Les compétences techniques actuelles vont devenir obsolètes : il faudra les acquérir puis les oublier pour en développer de nouvelles, et cela à un rythme croissant.
La révolution technologique en cours est une évolution majeure. Elle tranche par son ampleur, la vitesse à laquelle elle se met en place et l’impact des changements qu’elle engendre avec les révolutions industrielles précédentes. Une de ses conséquences prédominantes est l’accélération sans précédent de l’obsolescence des compétences.

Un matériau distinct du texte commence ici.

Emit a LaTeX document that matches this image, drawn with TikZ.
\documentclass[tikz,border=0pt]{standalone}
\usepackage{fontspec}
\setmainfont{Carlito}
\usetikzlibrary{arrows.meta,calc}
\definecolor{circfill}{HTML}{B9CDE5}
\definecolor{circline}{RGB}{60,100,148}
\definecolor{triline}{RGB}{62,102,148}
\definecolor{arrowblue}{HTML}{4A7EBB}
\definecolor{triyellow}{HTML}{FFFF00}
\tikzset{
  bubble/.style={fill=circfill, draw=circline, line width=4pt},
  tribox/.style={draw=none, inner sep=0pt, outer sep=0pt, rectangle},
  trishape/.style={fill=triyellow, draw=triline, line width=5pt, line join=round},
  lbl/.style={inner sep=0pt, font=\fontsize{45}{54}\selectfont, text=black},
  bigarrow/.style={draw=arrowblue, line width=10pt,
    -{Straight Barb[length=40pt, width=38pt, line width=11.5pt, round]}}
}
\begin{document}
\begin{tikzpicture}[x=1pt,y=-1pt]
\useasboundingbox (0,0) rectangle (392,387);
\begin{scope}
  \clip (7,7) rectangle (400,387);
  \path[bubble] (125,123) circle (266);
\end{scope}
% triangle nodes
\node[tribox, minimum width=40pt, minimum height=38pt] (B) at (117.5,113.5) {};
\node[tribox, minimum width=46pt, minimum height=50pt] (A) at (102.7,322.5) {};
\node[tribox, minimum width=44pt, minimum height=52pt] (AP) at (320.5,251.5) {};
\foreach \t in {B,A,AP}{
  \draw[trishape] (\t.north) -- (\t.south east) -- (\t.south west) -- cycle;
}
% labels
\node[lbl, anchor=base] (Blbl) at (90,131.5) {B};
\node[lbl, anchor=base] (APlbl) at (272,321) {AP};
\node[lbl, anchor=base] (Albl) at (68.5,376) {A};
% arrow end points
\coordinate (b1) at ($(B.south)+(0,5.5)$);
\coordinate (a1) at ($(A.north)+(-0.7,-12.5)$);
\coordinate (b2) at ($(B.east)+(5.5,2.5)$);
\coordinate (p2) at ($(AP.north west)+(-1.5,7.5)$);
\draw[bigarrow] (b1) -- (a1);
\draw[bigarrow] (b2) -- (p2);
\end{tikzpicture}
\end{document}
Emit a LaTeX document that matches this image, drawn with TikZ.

Tous les métiers sont touchés. Certains disparaissent, de nouveaux émergent, mais tous subissent un bouleversement profond nécessitant l’apprentissage continu de nouvelles techniques et la mise en oeuvre de nouvelles pratiques. Et cette dynamique devrait perdurer. Comment alors, en de telles circonstances, construire une carrière professionnelle ?
Une vision holistique
Le modèle traditionnel de la carrière linéaire, fondée sur une formation technique solide obtenue à l’issue de l’enseignement supérieur et sur laquelle on pouvait se reposer toute sa vie, a fait long feu. Comme l’indique le dernier rapport « The Future of Job du World Economic Forum en 2023 », nous allons vivre un changement sans précédent : d’une part, du fait de l’accélération de l’automatisation des tâches administratives – près de la moitié seront concernées -, d’autre part, en raison de l’impact de la technologie digitale et de la mise en oeuvre de la transition environnementale qui modifiera en profondeur le contenu des métiers.
De plus en plus, les nouvelles formes de travail reposent sur des responsabilités collectives partagées qui nécessitent la diffusion de l’information et de nombreuses interactions entre différents acteurs, y compris avec l’assistant-machine. La capacité à communiquer, à identifier et à transmettre l’information pertinente devient une compétence clé à tous les niveaux. Tout cela implique un bon niveau de culture générale pour avoir une vision holistique et une capacité à communiquer efficacement tant à l’écrit qu’à l’oral.
La force du manager
Bien évidemment, l’accélération de l’évolution des métiers exige une capacité à apprendre rapidement. La formation de base doit désormais se concentrer sur deux objectifs : fournir les connaissances fondamentales pour faciliter un apprentissage continu et doter les apprenants de la capacité à apprendre, réapprendre et à désapprendre ce qui est devenu superflu ou accessoire.
Enfin, l’irruption de l‘intelligence artificielle dans le domaine professionnel vient tout bouleverser. Avec elle, plus que jamais, connaissances et savoir sont accessibles à tous, livrés sous une forme prête à consommer. Encore faut-il toutefois que ces systèmes d’aide à la décision s’appuient sur des connaissances fiables, soient pertinents et n’égarent pas l’utilisateur dans des labyrinthes et des voies sans issue.
Plus que la connaissance, ce sont l’esprit critique, la concentration, la capacité à gérer la complexité, à s’adapter et à identifier les solutions les plus pertinentes et le discernement qui feront demain la force d’un manager. Si les compétences techniques demeurent, bien sûr, importantes pour construire une carrière, son moteur résidera dans les « soft skills » qui deviendront les « hard skills » de demain.